* **Short exercise**
Search the material below for the string "image" and extract each line that has it.

* **Extracted entries**
"""
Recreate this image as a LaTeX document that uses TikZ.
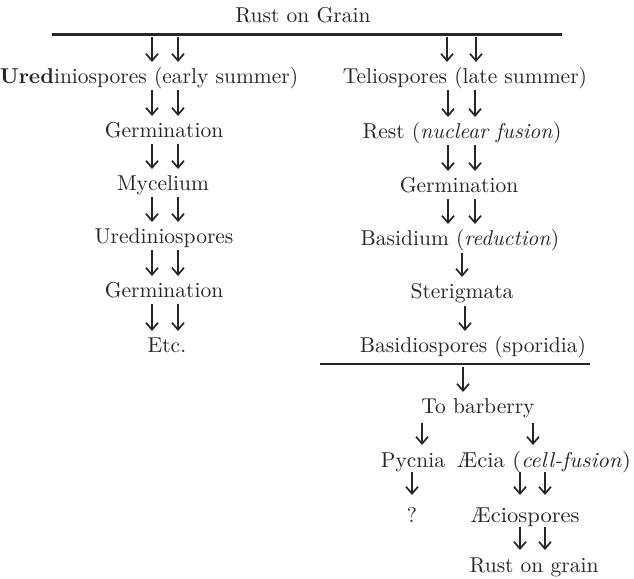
"""
"""
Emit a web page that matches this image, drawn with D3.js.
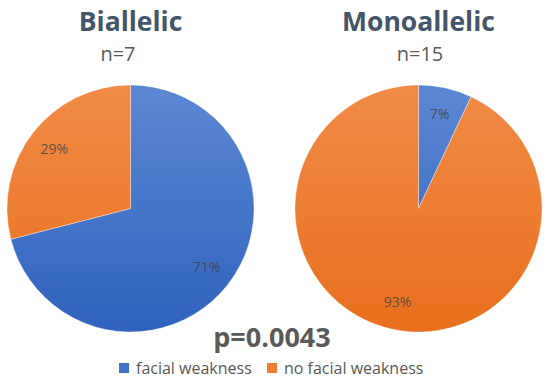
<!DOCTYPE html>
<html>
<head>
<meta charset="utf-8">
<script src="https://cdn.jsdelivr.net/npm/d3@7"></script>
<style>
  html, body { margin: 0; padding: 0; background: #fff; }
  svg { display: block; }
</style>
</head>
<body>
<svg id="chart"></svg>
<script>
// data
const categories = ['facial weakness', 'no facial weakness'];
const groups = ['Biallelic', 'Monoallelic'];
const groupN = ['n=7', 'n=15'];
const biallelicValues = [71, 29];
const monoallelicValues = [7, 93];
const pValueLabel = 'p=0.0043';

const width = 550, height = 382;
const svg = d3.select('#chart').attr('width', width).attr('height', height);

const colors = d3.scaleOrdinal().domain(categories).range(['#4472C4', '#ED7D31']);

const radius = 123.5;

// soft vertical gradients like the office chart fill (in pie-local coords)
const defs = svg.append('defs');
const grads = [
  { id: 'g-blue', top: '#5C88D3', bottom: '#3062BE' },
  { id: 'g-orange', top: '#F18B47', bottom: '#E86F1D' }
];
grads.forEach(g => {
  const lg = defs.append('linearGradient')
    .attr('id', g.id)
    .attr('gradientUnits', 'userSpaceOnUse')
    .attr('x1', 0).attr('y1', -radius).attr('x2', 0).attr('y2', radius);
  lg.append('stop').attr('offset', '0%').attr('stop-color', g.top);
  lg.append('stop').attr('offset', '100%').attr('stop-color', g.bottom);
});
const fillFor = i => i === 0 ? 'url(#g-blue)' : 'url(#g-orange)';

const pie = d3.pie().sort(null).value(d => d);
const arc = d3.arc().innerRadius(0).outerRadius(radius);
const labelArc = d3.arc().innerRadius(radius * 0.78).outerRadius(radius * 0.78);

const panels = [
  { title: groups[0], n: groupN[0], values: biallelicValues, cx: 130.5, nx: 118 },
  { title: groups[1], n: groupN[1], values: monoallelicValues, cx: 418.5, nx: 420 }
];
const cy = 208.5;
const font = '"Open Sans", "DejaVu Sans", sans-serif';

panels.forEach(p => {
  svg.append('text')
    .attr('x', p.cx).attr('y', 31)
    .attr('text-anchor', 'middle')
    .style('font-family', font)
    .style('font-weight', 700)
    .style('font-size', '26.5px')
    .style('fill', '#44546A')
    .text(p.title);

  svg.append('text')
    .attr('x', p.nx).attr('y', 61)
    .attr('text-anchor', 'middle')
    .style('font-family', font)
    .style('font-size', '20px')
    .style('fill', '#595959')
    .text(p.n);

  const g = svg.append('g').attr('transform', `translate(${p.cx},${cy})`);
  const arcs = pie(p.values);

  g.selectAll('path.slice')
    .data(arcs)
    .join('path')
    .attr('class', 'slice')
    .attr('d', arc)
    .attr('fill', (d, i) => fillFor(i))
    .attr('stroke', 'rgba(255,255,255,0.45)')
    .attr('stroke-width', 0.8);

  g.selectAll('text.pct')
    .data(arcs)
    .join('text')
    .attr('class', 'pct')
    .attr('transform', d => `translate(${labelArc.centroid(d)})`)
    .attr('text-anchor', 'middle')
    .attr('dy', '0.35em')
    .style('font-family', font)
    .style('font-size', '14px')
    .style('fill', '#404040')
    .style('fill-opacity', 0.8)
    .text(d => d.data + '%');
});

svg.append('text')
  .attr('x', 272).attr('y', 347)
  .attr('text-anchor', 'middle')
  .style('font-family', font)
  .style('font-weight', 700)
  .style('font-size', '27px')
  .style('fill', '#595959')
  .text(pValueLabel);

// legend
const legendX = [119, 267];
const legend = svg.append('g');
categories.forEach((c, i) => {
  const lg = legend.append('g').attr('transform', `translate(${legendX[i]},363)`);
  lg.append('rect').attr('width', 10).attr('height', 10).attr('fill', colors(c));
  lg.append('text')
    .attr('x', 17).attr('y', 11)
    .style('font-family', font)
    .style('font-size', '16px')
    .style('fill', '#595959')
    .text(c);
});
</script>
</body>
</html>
"""
* **Output of the exercise**
Recreate this image as a LaTeX document that uses TikZ.
Emit a web page that matches this image, drawn with D3.js.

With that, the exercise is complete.